The Illusion of Control: Bond Markets in the Age of War

There are moments when markets reveal more than they intend. Not through clarity, but through panic. Three weeks into the war with Iran, global bond markets have begun to abandon one of their most comfortable illusions — that central banks still control the cycle. What replaced it, in a matter of hours, was something far less reassuring: the quiet realisation that energy shocks, once again, set the terms, and that monetary policy merely follows. The adjustment was abrupt. Investors who had spent months positioning for rate cuts — a gentle, almost courteous easing cycle designed to nurse slowing economies — were forced into a rapid retreat. Short-dated bonds led the rout. Expectations collapsed. What had been consensus became fiction.

Nowhere was this more visible than in the United Kingdom. Two-year gilt yields surged with a violence reminiscent of the Truss episode — that brief moment in 2022 when fiscal illusion collided with market reality. This time, however, the trigger was not domestic policy recklessness, but something more structural: the Bank of England openly signalling its readiness to confront inflation, even as growth weakens. The message was simple, and unsettling — inflation risk matters more than economic comfort. The move was not isolated. Across Europe, short-term German yields climbed as investors began to price not easing, but tightening. The European Central Bank, publicly cautious, privately resolute, is now seen as prepared to act should inflation drift meaningfully above target. In the United States, the repricing was equally brutal. Two-year Treasury yields spiked following remarks from Jerome Powell, interpreted — perhaps correctly — as a signal that rate cuts are no longer imminent, and may not materialise at all. By the end of the session, some of the moves had reversed. Oil prices softened marginally following signals of limited sanction relief on Russian crude. Treasuries recovered. But the damage had been done. Not in levels, but in perception.

Because what shifted was not a number. It was a narrative. Until recently, markets believed the war would be short, contained, and manageable. A geopolitical disturbance, certainly — but not a structural one. That assumption is now dissolving. The conflict is not ending. Energy flows remain disrupted. Infrastructure risks are no longer hypothetical. And with each passing day, the probability of a prolonged supply shock increases. Bond markets, which had been pricing a return to normality, are now forced to price duration. The asymmetry is striking. Long-term yields have remained relatively stable. There is, paradoxically, a degree of confidence in central banks’ ability to contain inflation over time. But the front end — that fragile space where policy expectations live — has become violently unstable. It is there that reality is negotiated, and increasingly, rejected.

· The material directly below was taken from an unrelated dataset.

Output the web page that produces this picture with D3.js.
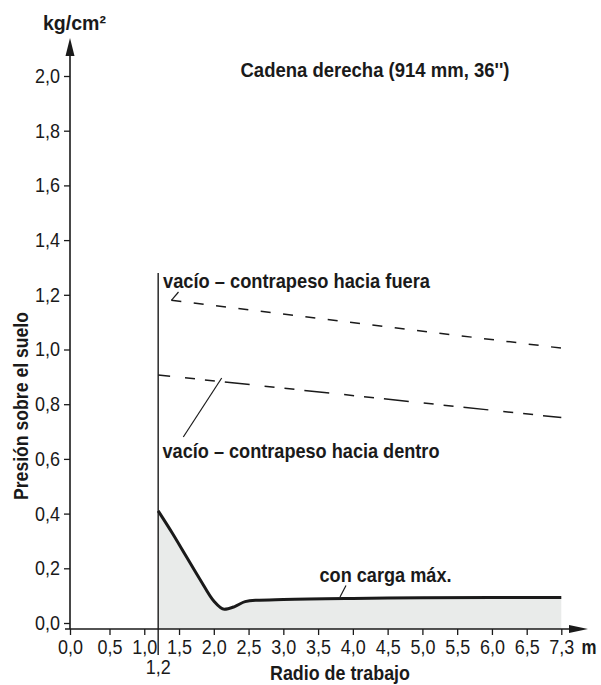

This divergence tells its own story. Markets still believe in central banks. They simply no longer believe central banks are free. The consequences extend beyond rates. The dollar weakened during the repricing, reflecting the growing possibility that tighter policy may persist longer outside the United States. Positioning unwound. Curve steepeners — those elegant trades built on the expectation of falling short rates — were dismantled with mechanical efficiency. In their place: uncertainty, and a creeping fear of something far less benign. Stagflation. Not the dramatic version of the 1970s, at least not yet. But its quieter cousin — slower growth, persistent inflation, policy constrained on both sides. Central banks, confronted with this configuration, are no longer choosing between inflation and employment. They are managing the impossibility of both.

It is in this context that the actions of the American administration acquire a particular ambiguity. While markets reprice risk, policy attempts to counteract it. Under direct instruction from Donald Trump, Fannie Mae and Freddie Mac have re-entered the market, placing large orders for mortgage-backed securities. The objective is transparent: stabilise mortgage rates, support housing affordability, and partially offset the tightening impulse from sovereign yields. It is, in essence, a tactical intervention within a structural problem. The scale is not negligible — a planned expansion of up to $200 billion — but its impact remains uncertain. Mortgage spreads have widened sharply in recent weeks, reflecting not just rate volatility but a broader repricing of risk. Increased purchases may cushion the move. They will not reverse it. Because the underlying force is not liquidity. It is credibility. Markets are beginning to understand that the current environment is not one of cyclical adjustment, but of structural friction. Energy shocks, geopolitical fragmentation, supply chain vulnerabilities — these are not temporary disturbances. They are the new framework within which policy must operate. And within that framework, control is, at best, partial.

This is the paradox confronting investors now. Central banks speak with confidence. Governments intervene on a large scale. Yet neither controls the variable that matters most: the duration and intensity of a war that continues to reshape the price of energy, the structure of trade, and inflation expectations. Bond markets, for all their complexity, have reduced this to a simpler conclusion. Rate cuts are no longer the base case. Stability is no longer assumed. And the cycle, once thought to be nearing its end, has instead revealed a second act — longer, more uncertain, and considerably less forgiving.